I would say that a modest number of items indicates that a site is healthy, and it shows active community involvement.

If I'm reviewing Programmers, and I find what I think is a bad question then I throw a CV on it and move on. But a close vote requires four more community votes in order to support the close. On a lower volume site (like anything other than SO… ) there ought to be some sort of backlog to indicate work needs to be done.

By way of reference, Programmers has been adding more close vote reviewers in the past few months and our average backlog number in the queue has been trending down. That's excellent as it demonstrates more community involvement.

Other review queues don't require as many supporting votes, so they'll clear out faster.

Also remember that there needs to be something in the queue to invite in new reviewers.
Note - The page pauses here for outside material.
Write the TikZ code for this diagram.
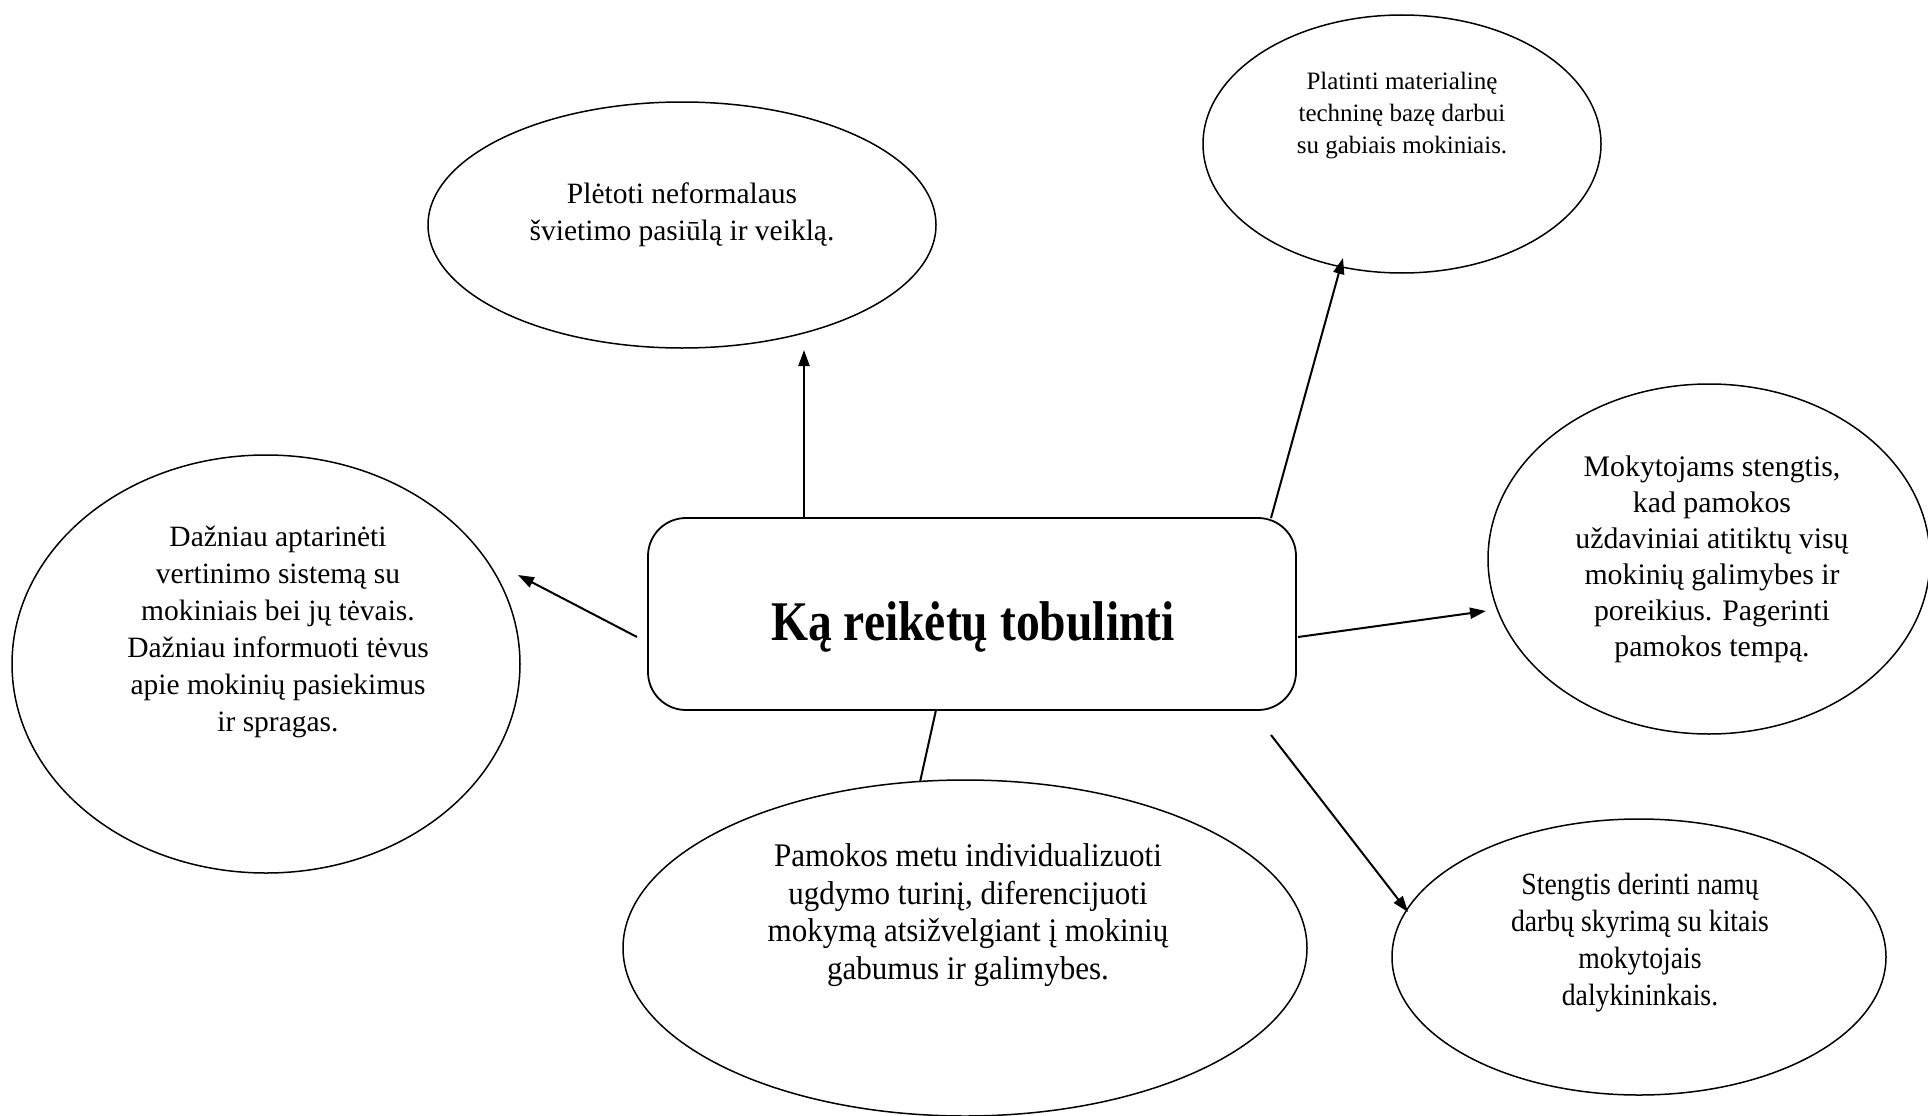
\documentclass[tikz,border=0pt]{standalone}
\usepackage{fontspec}
\setmainfont{Liberation Serif}
\newfontfamily\titlefont[FakeStretch=0.85]{Liberation Serif}
\newfontfamily\condA[FakeStretch=0.94]{Liberation Serif}
\newfontfamily\condB[FakeStretch=0.9]{Liberation Serif}
\usetikzlibrary{shapes.geometric,arrows.meta}
\begin{document}
\begin{tikzpicture}[x=1pt,y=-1pt,
  oval/.style={draw,ellipse,line width=1.5pt,inner sep=0pt},
  txt/.style={align=center,inner sep=0pt,font=\fontsize{29.5}{37}\selectfont},
  arr/.style={line width=2pt,-{Triangle[length=16pt,width=11pt]}},
  plain/.style={line width=2pt}]
\useasboundingbox (0,0) rectangle (1928,1116);
\fill[white] (0,0) rectangle (1928,1116);
% ellipses
\node[oval,minimum width=508pt,minimum height=246pt] (tl) at (682,225) {};
\node[oval,minimum width=398pt,minimum height=258pt] (tr) at (1402,144) {};
\node[oval,minimum width=442pt,minimum height=350pt] (r) at (1709,559) {};
\node[oval,minimum width=494pt,minimum height=276pt] (br) at (1639,957) {};
\node[oval,minimum width=684pt,minimum height=336pt] (b) at (965,948) {};
\node[oval,minimum width=508pt,minimum height=418pt] (l) at (266,664) {};
% centre
\node[draw,rounded corners=38pt,line width=1.8pt,minimum width=648pt,minimum height=192pt,inner sep=0pt] (c) at (972,614) {};
\node[inner sep=0pt,font=\titlefont\bfseries\fontsize{56}{60}\selectfont] (ct) at (973,627) {Ką reikėtų tobulinti};
% texts
\node[txt] (tlt) at (682,215) {Plėtoti neformalaus\\švietimo pasiūlą ir veiklą.};
\node[txt,font=\fontsize{25}{32}\selectfont] (trt) at (1402,115.5) {Platinti materialinę\\techninę bazę darbui\\su gabiais mokiniais.};
\node[txt,font=\fontsize{29.8}{36}\selectfont] (rt) at (1712,559) {Mokytojams stengtis,\\kad pamokos\\uždaviniai atitiktų visų\\mokinių galimybes ir\\poreikius. Pagerinti\\pamokos tempą.};
\node[txt] (lt) at (278,632) {Dažniau aptarinėti\\vertinimo sistemą su\\mokiniais bei jų tėvais.\\Dažniau informuoti tėvus\\apie mokinių pasiekimus\\ir spragas.};
\node[txt,font=\condA\fontsize{33}{37.7}\selectfont] (bt) at (968,915) {Pamokos metu individualizuoti\\ugdymo turinį, diferencijuoti\\mokymą atsižvelgiant į mokinių\\gabumus ir galimybes.};
\node[txt,font=\condB\fontsize{30.8}{37}\selectfont] (brt) at (1640,943) {Stengtis derinti namų\\darbų skyrimą su kitais\\mokytojais\\dalykininkais.};
% connector end points
\coordinate (a1s) at (804,517);
\coordinate (a1e) at (804,350);
\coordinate (a2s) at (1271,518);
\coordinate (a2e) at (1343,258);
\coordinate (a3s) at (1298,637);
\coordinate (a3e) at (1486,611);
\coordinate (a4s) at (1271,735);
\coordinate (a4e) at (1408,912);
\coordinate (a5s) at (637,637);
\coordinate (a5e) at (518,575);
\coordinate (a6s) at (936,710);
\coordinate (a6e) at (920,782);
\draw[arr] (a1s) -- (a1e);
\draw[arr] (a2s) -- (a2e);
\draw[arr] (a3s) -- (a3e);
\draw[arr] (a4s) -- (a4e);
\draw[arr] (a5s) -- (a5e);
\draw[plain] (a6s) -- (a6e);
\end{tikzpicture}
\end{document}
It can be really hard to pick up suggested edit, late answer, and VLQ reviews on Programmers as those queues are generally pretty quiet.


The trick (and this is where my conjecture comes apart a little bit) is to figure out how to define "modest number of items." Too many items in the queue is a sign of needing more community involvement with reviewing. As many posts have lamented, a perceived insurmountable backlog detracts new participants. But you didn't ask how to define modest in this case, and I'm not willing to venture into that minefield this morning. So I'm going to whistle tunelessly while carefully backing away from this corner…

And for the record, I'll happily take more close votes and delete votes on Programmers. Just had to throw that out there.